* Given data
_ _ _

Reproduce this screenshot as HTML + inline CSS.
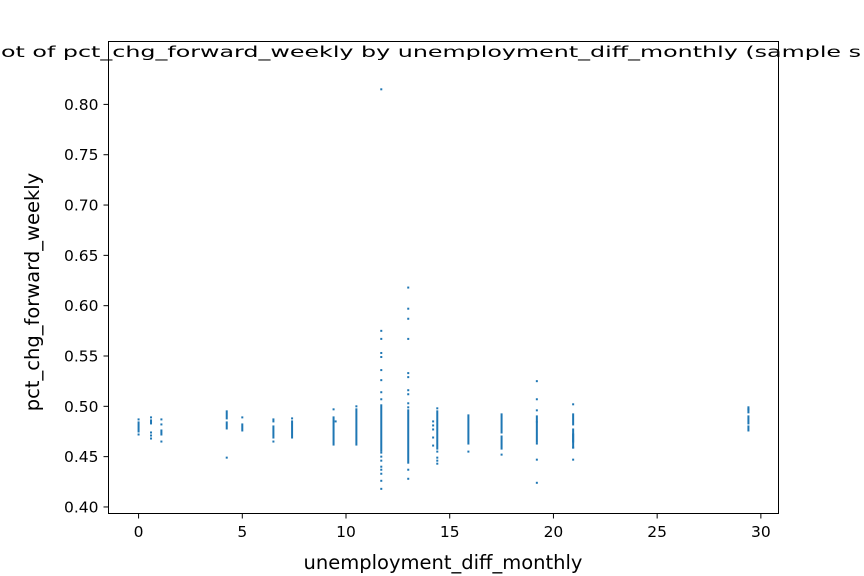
<!DOCTYPE html>
<html><head><meta charset="utf-8"><style>
body{margin:0;background:#fff}
svg{display:block;font-family:"DejaVu Sans","Liberation Sans",sans-serif}
</style></head><body>
<svg id="chart" width="864" height="576" viewBox="0 0 864 576">
<rect x="0" y="0" width="864" height="576" fill="#fff"/>
<text x="1" y="57" font-size="15" textLength="860" lengthAdjust="spacingAndGlyphs">ot of pct_chg_forward_weekly by unemployment_diff_monthly (sample s</text>
<g id="marks"></g>
<rect x="108.5" y="41.5" width="670" height="472" fill="none" stroke="#000" stroke-width="1"/>
<g id="axes"></g>
<text x="443" y="569" font-size="19.5" text-anchor="middle">unemployment_diff_monthly</text>
<text transform="translate(39,292) rotate(-90)" font-size="19.5" text-anchor="middle">pct_chg_forward_weekly</text>
</svg>
<script>
const xTicks=[0,5,10,15,20,25,30];
const yTicks=[0.40,0.45,0.50,0.55,0.60,0.65,0.70,0.75,0.80];
const yTickLabels=["0.40","0.45","0.50","0.55","0.60","0.65","0.70","0.75","0.80"];
// dense vertical runs of points
const segX=[0,0.6,1.1,4.25,4.25,5,6.5,6.5,7.4,9.4,10.5,11.7,13,14.4,15.9,17.5,17.5,19.2,19.2,20.95,20.95,20.95,29.4,29.4,29.4];
const segLo=[0.475,0.483,0.472,0.478,0.488,0.476,0.471,0.485,0.469,0.462,0.462,0.456,0.444,0.458,0.463,0.458,0.474,0.465,0.485,0.482,0.465,0.459,0.494,0.483,0.476];
const segHi=[0.484,0.486,0.476,0.484,0.495,0.482,0.480,0.487,0.485,0.489,0.497,0.501,0.496,0.495,0.491,0.470,0.492,0.484,0.490,0.492,0.477,0.472,0.499,0.490,0.480];
// isolated points
const ptX=[0,0,0.6,0.6,0.6,0.6,1.1,1.1,1.1,4.25,5,6.5,6.5,7.4,9.4,9.5,10.5,
11.7,11.7,11.7,11.7,11.7,11.7,11.7,11.7,11.7,11.7,11.7,11.7,11.7,11.7,11.7,11.7,11.7,
13,13,13,13,13,13,13,13,13,13,13,13,
14.2,14.2,14.2,14.2,14.2,14.4,14.4,14.4,14.4,14.4,15.9,17.5,
19.2,19.2,19.2,19.2,19.2,19.2,20.95,20.95,20.95,29.4];
const ptY=[0.487,0.472,0.489,0.474,0.471,0.468,0.487,0.482,0.465,0.449,0.489,0.465,0.469,0.488,0.497,0.485,0.500,
0.815,0.575,0.567,0.553,0.549,0.536,0.526,0.514,0.507,0.454,0.450,0.446,0.440,0.437,0.433,0.426,0.418,
0.618,0.597,0.587,0.567,0.533,0.529,0.516,0.512,0.503,0.499,0.437,0.428,
0.485,0.481,0.477,0.469,0.461,0.498,0.455,0.449,0.446,0.443,0.455,0.452,
0.525,0.507,0.496,0.463,0.447,0.424,0.502,0.459,0.447,0.497];
const X0=108.5,X1=778.5,Y0=513.5,Y1=41.5;
const xmin=-1.45,xmax=30.85,ymin=0.3935,ymax=0.8625;
function sx(v){return X0+(v-xmin)/(xmax-xmin)*(X1-X0);}
function sy(v){return Y0-(v-ymin)/(ymax-ymin)*(Y0-Y1);}
const NS="http://www.w3.org/2000/svg";
const marks=document.getElementById('marks');
const axes=document.getElementById('axes');
const C="#1f77b4";
for(let i=0;i<segX.length;i++){
  const r=document.createElementNS(NS,'rect');
  
  
  const t=sy(segHi[i])-1,b=sy(segLo[i])+1;
  r.setAttribute('x',sx(segX[i])-1);r.setAttribute('y',t);
  r.setAttribute('width',2);r.setAttribute('height',b-t);
  r.setAttribute('fill',C);marks.appendChild(r);
}
for(let i=0;i<ptX.length;i++){
  const r=document.createElementNS(NS,'rect');
  
  
  r.setAttribute('x',sx(ptX[i])-1);r.setAttribute('y',sy(ptY[i])-1);
  r.setAttribute('width',2);r.setAttribute('height',2);
  r.setAttribute('fill',C);marks.appendChild(r);
}
xTicks.forEach(v=>{
  const x=sx(v);
  const l=document.createElementNS(NS,'line');
  
  
  l.setAttribute('x1',x);l.setAttribute('x2',x);l.setAttribute('y1',Y0);l.setAttribute('y2',Y0+5);
  l.setAttribute('stroke','#000');axes.appendChild(l);
  const t=document.createElementNS(NS,'text');
  
  
  t.setAttribute('x',x);t.setAttribute('y',537);t.setAttribute('font-size','15.5');
  t.setAttribute('text-anchor','middle');t.textContent=String(v);axes.appendChild(t);
});
yTicks.forEach((v,i)=>{
  const y=sy(v);
  const l=document.createElementNS(NS,'line');
  
  
  l.setAttribute('x1',X0-5);l.setAttribute('x2',X0);l.setAttribute('y1',y);l.setAttribute('y2',y);
  l.setAttribute('stroke','#000');axes.appendChild(l);
  const t=document.createElementNS(NS,'text');
  
  
  t.setAttribute('x',X0-10);t.setAttribute('y',y+5.5);t.setAttribute('font-size','15.5');
  t.setAttribute('text-anchor','end');t.textContent=yTickLabels[i];axes.appendChild(t);
});
</script>
</body></html>
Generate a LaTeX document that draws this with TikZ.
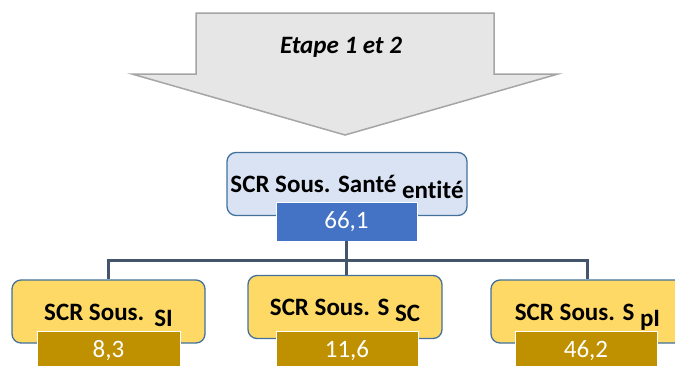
\documentclass[tikz,border=0pt]{standalone}
\usepackage{fontspec}
\setmainfont{Carlito}[Ligatures=NoCommon]
\usetikzlibrary{calc}
\newcommand{\subtxt}[1]{\raisebox{-6pt}{#1}}

\begin{document}
\begin{tikzpicture}[x=1pt, y=-1pt]
  \definecolor{arrowbg}{HTML}{E7E6E6}
  \definecolor{arrowline}{HTML}{A5A5A5}
  \definecolor{santebg}{HTML}{DAE3F3}
  \definecolor{boxline}{HTML}{41719C}
  \definecolor{santeval}{HTML}{4472C4}
  \definecolor{subbg}{HTML}{FFD966}
  \definecolor{subval}{HTML}{BF9000}
  \definecolor{linkcol}{HTML}{44546A}
  \tikzset{
    entity/.style={rectangle, rounded corners=9pt,
      minimum width=#1, minimum height=63pt,
      text height=25pt, text depth=8pt, inner sep=0pt,
      font=\fontsize{25}{29}\selectfont\bfseries,
      draw=boxline, line width=1.3pt},
    value/.style={rectangle, minimum width=142pt, minimum height=39pt,
      inner sep=0pt, font=\fontsize{25}{29}\selectfont,
      text=white, draw=white, line width=0.8pt, fill=#1},
    link/.style={line width=3pt, color=linkcol}
  }
  \useasboundingbox (0,0) rectangle (675,365);
  \clip (0,0) rectangle (675,365);
  % big arrow
  \draw[fill=arrowbg, draw=arrowline, line width=1.5pt]
    (196,13) -- (494,13) -- (494,74) -- (558,74) -- (345,135)
    -- (132,74) -- (196,74) -- cycle;
  \node[font=\fontsize{25}{29}\selectfont\bfseries\itshape] (etape) at (341,47) {Etape 1 et 2};
  % entity
  \node[entity=240pt, fill=santebg] (sante) at (347,184) {SCR Sous. Santé \subtxt{entité}};
  \node[value=santeval, minimum width=141pt] (vsante) at (346.5,221.5) {66,1};
  % sub-modules
  \node[entity=193pt, fill=subbg] (si) at (108.5,311.5) {SCR Sous.\hspace{10pt}\subtxt{SI}};
  \node[entity=194pt, fill=subbg] (sc) at (345,307) {SCR Sous. S \subtxt{SC}};
  \node[entity=193pt, fill=subbg] (pi) at (587.5,311.5) {SCR Sous. S \subtxt{pI}};
  \draw[link] (vsante.south) -- ++(0,19) -| (si.north);
  \draw[link] (vsante.south) -- ++(0,19) -| (pi.north);
  \draw[link] (vsante.south) -- (vsante.south |- sc.north);
  \node[value=subval, minimum width=143pt] (vsi) at (108.5,350.5) {8,3};
  \node[value=subval] (vsc) at (347,350.5) {11,6};
  \node[value=subval] (vpi) at (586,350.5) {46,2};
\end{tikzpicture}
\end{document}
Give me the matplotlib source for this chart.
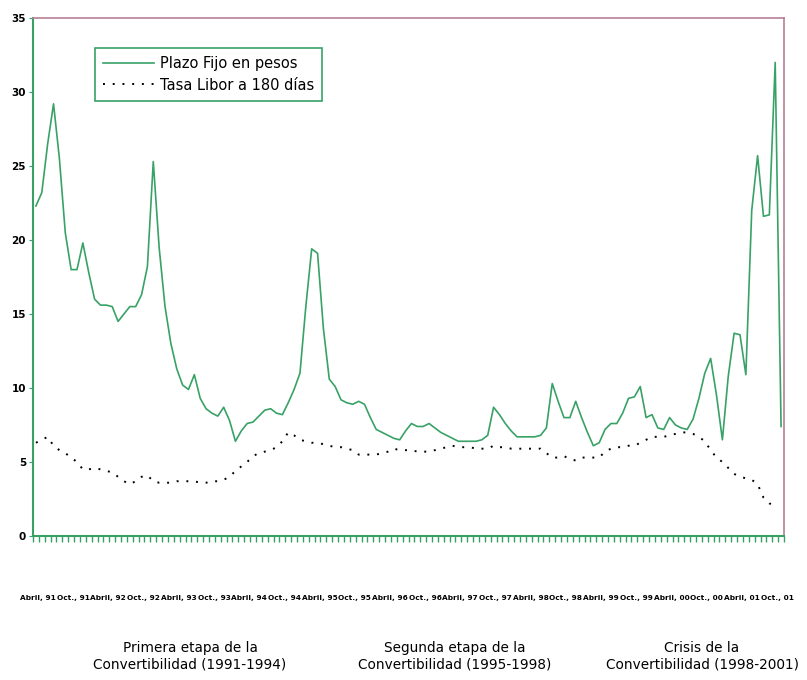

_ _ _

* Objective
Provide only the number of lines in the entries that hold the word "chart".

* Task response
2